Snapchat Founders Failed 34 Times Before Tasting Success


Over the last few years, Snapchat has grown to be one of the most renowned and questionable social media apps available. 

As much as people fear hackers misusing their personal pictures, they also don't seem to get enough of it. 

But, before the overnight success, Evan Spiegel and Bobby Murphy, the founders of Snapchat, had tried nearly 34 fruitless projects.

Snapchat is an image messaging and multimedia mobile application created by Evan Spiegel, Bobby Murphy, and Reggie Brown, former students at Stanford University, and developed by Snap Inc., originally Snapchat Inc. The prototype for Snapchat was started by Brown and Spiegel as a project for one of Spiegel's classes at Stanford, where Spiegel was a product design major. Beginning as "Picaboo", the idea was to create a selfie app (application) which allowed users to share images that were explicitly short-lived and self-deleting. The temporary nature of the pictures would therefore encourage frivolity and emphasize a more natural flow of interaction.

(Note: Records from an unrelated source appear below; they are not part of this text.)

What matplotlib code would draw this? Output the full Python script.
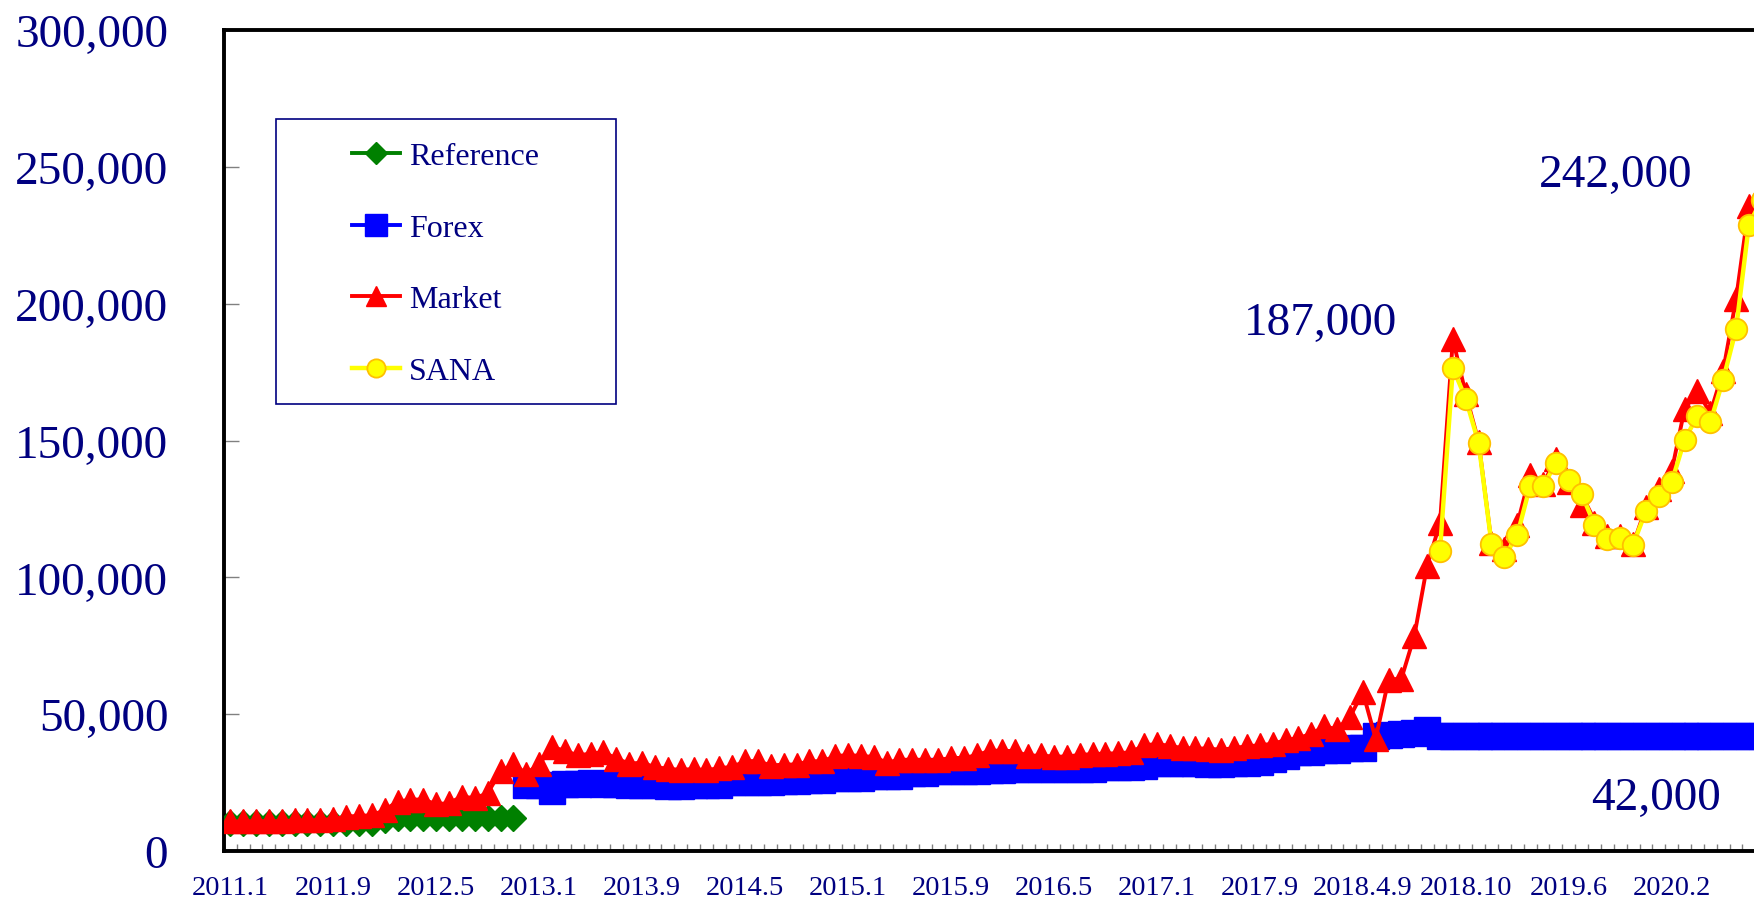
import numpy as np
import matplotlib
matplotlib.use('Agg')
import matplotlib.pyplot as plt
from matplotlib.patches import Rectangle
from matplotlib.ticker import FuncFormatter

# Category axis labels (one label every 8 categories)
x_labels = ['2011.1', '2011.9', '2012.5', '2013.1', '2013.9', '2014.5', '2015.1',
            '2015.9', '2016.5', '2017.1', '2017.9', '2018.4.9', '2018.10',
            '2019.6', '2020.2']
label_step = 8
n_cats = 122

# Series values, each starts at its own category
reference_start = 0
reference = [10100, 10100, 10100, 10100, 10100, 10100, 10100, 10100, 10100, 10200,
             10200, 10300, 11300, 12000, 12200, 12200, 12000, 12000, 12100, 12200,
             12200, 12100, 12100]

forex_start = 23
forex = [24100, 24100, 21800,
         24600, 24600, 24700, 24500, 24300, 24200, 24000, 24000, 23900, 23900,
         24000, 24000, 24200,
         25100, 25200, 25100, 25200, 25700, 25700, 25800, 25800, 26700, 26800,
         26700, 27500, 27400, 27500, 28400, 28400, 29100, 29100, 29200, 29200,
         29600, 29700,
         29900, 29900, 29900, 29900, 30000, 30000, 30000, 30600, 30600, 30700,
         31200, 32100, 32100, 32100, 32000, 31900, 31900, 32000, 32100, 32400,
         33600, 34800, 36100, 36100, 36900, 36900, 37600, 37700,
         42000, 42300, 42600, 43000, 44200,
         42000, 42000, 42000, 42000, 42000, 42000, 42000, 42000, 42000, 42000,
         42000, 42000, 42000, 42000, 42000, 42000, 42000, 42000, 42000, 42000,
         42000, 42000, 42000, 42000, 42000, 42000]

market_start = 0
market = [10800, 10800, 10900, 10900, 10900, 11200, 11200, 11300, 11700, 12500,
          12900, 13000, 15000, 18000, 18800, 18800, 17100, 17500, 19900, 19300,
          21100, 29100, 31700, 28300, 31700, 37900, 36700, 34900, 35600, 36100,
          33800, 31900, 32300, 30600, 30100, 29600, 30000, 29500, 30300, 30700,
          32800, 32900, 31200, 31600, 31600, 32800, 32800, 34600, 35100, 34700,
          34400, 32300, 33300, 33400, 33300, 33200, 34000, 34000, 35000, 36600,
          36700, 36400, 34800, 34900, 34500, 34500, 35100, 35400, 35600, 35700,
          36100, 38600, 39100, 38400, 37600, 37500, 37400, 37000, 37600, 38300,
          38600, 39200, 40500, 41300, 42800, 45500, 44500, 48900, 58100, 41000,
          62600, 63000, 78500, 104300, 119800, 187000, 167000, 149500, 112500, 110300,
          119300, 137500, 134000, 143300, 135000, 126500, 119900, 115100, 115100, 112000,
          125600, 132100, 138800, 161400, 168100, 160000, 175400, 201600, 235700, 242000]

sana_start = 94
sana = [109800, 176500, 165300, 149000, 112300, 107500, 115400, 133400, 133200, 141700,
        135400, 130500, 119300, 114100, 114400, 111900, 124200, 129900, 134800, 150200,
        159000, 156600, 172200, 190600, 228900, 238000]

callouts = [('187,000', 1320, 324), ('242,000', 1616, 176), ('42,000', 1656, 799)]

plt.rcParams['font.family'] = ['Liberation Serif', 'DejaVu Serif']
NAVY = '#000080'
W, H = 1754, 904

fig = plt.figure(figsize=(W / 100, H / 100), dpi=100)
cat_w = 12.87
left_px, bottom_px, top_px = 223.8, 852, 31
ax = fig.add_axes([left_px / W, 1 - bottom_px / H, n_cats * cat_w / W, (bottom_px - top_px) / H])


def xs(start, vals):
    return np.arange(start, start + len(vals))


ax.plot(xs(reference_start, reference), reference, color='#008000', lw=2.8,
        marker='D', ms=13, mec='#008000', label='Reference', zorder=3)
ax.plot(xs(forex_start, forex), forex, color='#0000FF', lw=2.8,
        marker='s', ms=19, mec='#0000FF', label='Forex', zorder=4)
ax.plot(xs(market_start, market), market, color='#FF0000', lw=2.8,
        marker='^', ms=17, mec='#FF0000', label='Market', zorder=5)
ax.plot(xs(sana_start, sana), sana, color='#FFFF00', lw=3.2,
        marker='o', ms=15.5, mfc='#FFFF00', mec='#FFC000', mew=1.3, label='SANA', zorder=6)

ax.set_xlim(-0.5, n_cats - 0.5)
ax.set_ylim(0, 300000)

# y axis
ax.set_yticks(np.arange(0, 300001, 50000))
ax.yaxis.set_major_formatter(FuncFormatter(lambda v, p: '{:,.0f}'.format(v)))
ax.tick_params(axis='y', direction='in', length=11, width=1, color='#808080',
               pad=40, labelsize=34, labelcolor=NAVY)

# x axis: labels at every 8th category, small ticks between categories
ax.set_xticks(np.arange(len(x_labels)) * label_step)
ax.set_xticklabels(x_labels)
ax.set_xticks(np.arange(-0.5, n_cats, 1), minor=True)
ax.tick_params(axis='x', which='major', length=0, pad=17, labelsize=20.5, labelcolor=NAVY)
ax.tick_params(axis='x', which='minor', direction='in', length=5, width=1, color='#808080')

for s in ['top', 'left', 'bottom']:
    ax.spines[s].set_linewidth(2.8)
    ax.spines[s].set_color('black')
ax.spines['right'].set_visible(False)

# legend (frame drawn separately)
ax.legend(loc='upper left', bbox_to_anchor=(336 / W, 1 - 127 / H),
          bbox_transform=fig.transFigure, frameon=False, borderpad=0,
          handlelength=1.5, handletextpad=0.28, labelspacing=1.32,
          fontsize=23, markerscale=0.85, labelcolor=NAVY)
fig.add_artist(Rectangle((276 / W, 1 - 405 / H), 340 / W, 285 / H,
                         transform=fig.transFigure, fill=False,
                         edgecolor=NAVY, lw=1.2))

for txt, px, py in callouts:
    fig.text(px / W, 1 - py / H, txt, ha='center', va='center',
             fontsize=34, color=NAVY)

fig.savefig('out.png', dpi=100)
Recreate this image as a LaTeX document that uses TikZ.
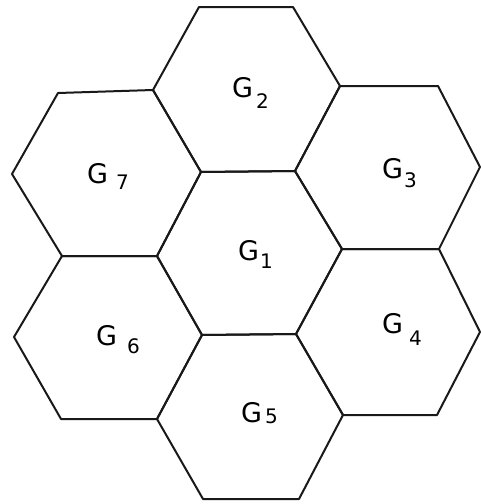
\documentclass[tikz,border=0pt]{standalone}
\usepackage{fontspec}
\setmainfont{DejaVu Sans}
\begin{document}
\begin{tikzpicture}[x=1pt,y=-1pt,
  cell/.style={draw=black!90, line width=2pt, line join=round},
  gl/.style={inner sep=0pt, anchor=base west, font=\fontsize{27}{30}\selectfont},
  sl/.style={inner sep=0pt, anchor=base west, font=\fontsize{20}{22}\selectfont}]
\useasboundingbox (0,0) rectangle (481,504);
\coordinate (A) at (199,7);
\coordinate (B) at (293,7);
\coordinate (C) at (340,86);
\coordinate (D) at (295,171);
\coordinate (E) at (201,172);
\coordinate (F) at (153,90);
\coordinate (G) at (438,86);
\coordinate (H) at (480,167);
\coordinate (I) at (439,249);
\coordinate (J) at (342,249);
\coordinate (K) at (296,334);
\coordinate (L) at (202,335);
\coordinate (M) at (157,256);
\coordinate (N) at (58,93);
\coordinate (P) at (62,256);
\coordinate (Q) at (12,174);
\coordinate (R) at (157,419);
\coordinate (S) at (61,419);
\coordinate (T) at (14,337);
\coordinate (U) at (343,415);
\coordinate (V) at (299,499);
\coordinate (W) at (203,499);
\coordinate (X) at (480,332);
\coordinate (Y) at (437,415);
% G2
\draw[cell] (A)--(B)--(C)--(D)--(E)--(F)--cycle;
% G3
\draw[cell] (C)--(G)--(H)--(I)--(J)--(D)--cycle;
% G1
\draw[cell] (E)--(D)--(J)--(K)--(L)--(M)--cycle;
% G7
\draw[cell] (N)--(F)--(E)--(M)--(P)--(Q)--cycle;
% G6
\draw[cell] (P)--(M)--(L)--(R)--(S)--(T)--cycle;
% G5
\draw[cell] (L)--(K)--(U)--(V)--(W)--(R)--cycle;
% G4
\draw[cell] (J)--(I)--(X)--(Y)--(U)--(K)--cycle;
% labels
\node[gl] (g2) at (232,97) {G};
\node[sl] (s2) at (256,108) {2};
\node[gl] (g7) at (87,183) {G};
\node[sl] (s7) at (116,189) {7};
\node[gl] (g3) at (382,178) {G};
\node[sl] (s3) at (404,187) {3};
\node[gl] (g1) at (238,260) {G};
\node[sl] (s1) at (260,268) {1};
\node[gl] (g6) at (96,345) {G};
\node[sl] (s6) at (127,353) {6};
\node[gl] (g4) at (382,333) {G};
\node[sl] (s4) at (409,345) {4};
\node[gl] (g5) at (241,422) {G};
\node[sl] (s5) at (265,423) {5};
\end{tikzpicture}
\end{document}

When, in April 2011, Spiegel floated the product idea in front of his class as a final project, the classmates focused on the impermanent aspect of the potential product, and balked at the thought of temporary photos. Murphy was eventually brought into the project to write the source code for the application, and Picaboo first launched as an iOS-only app in July 2011 from Evan Spiegel's living room (who was still staying at home with his father when not away at school). The application was relaunched two months later under the name Snapchat.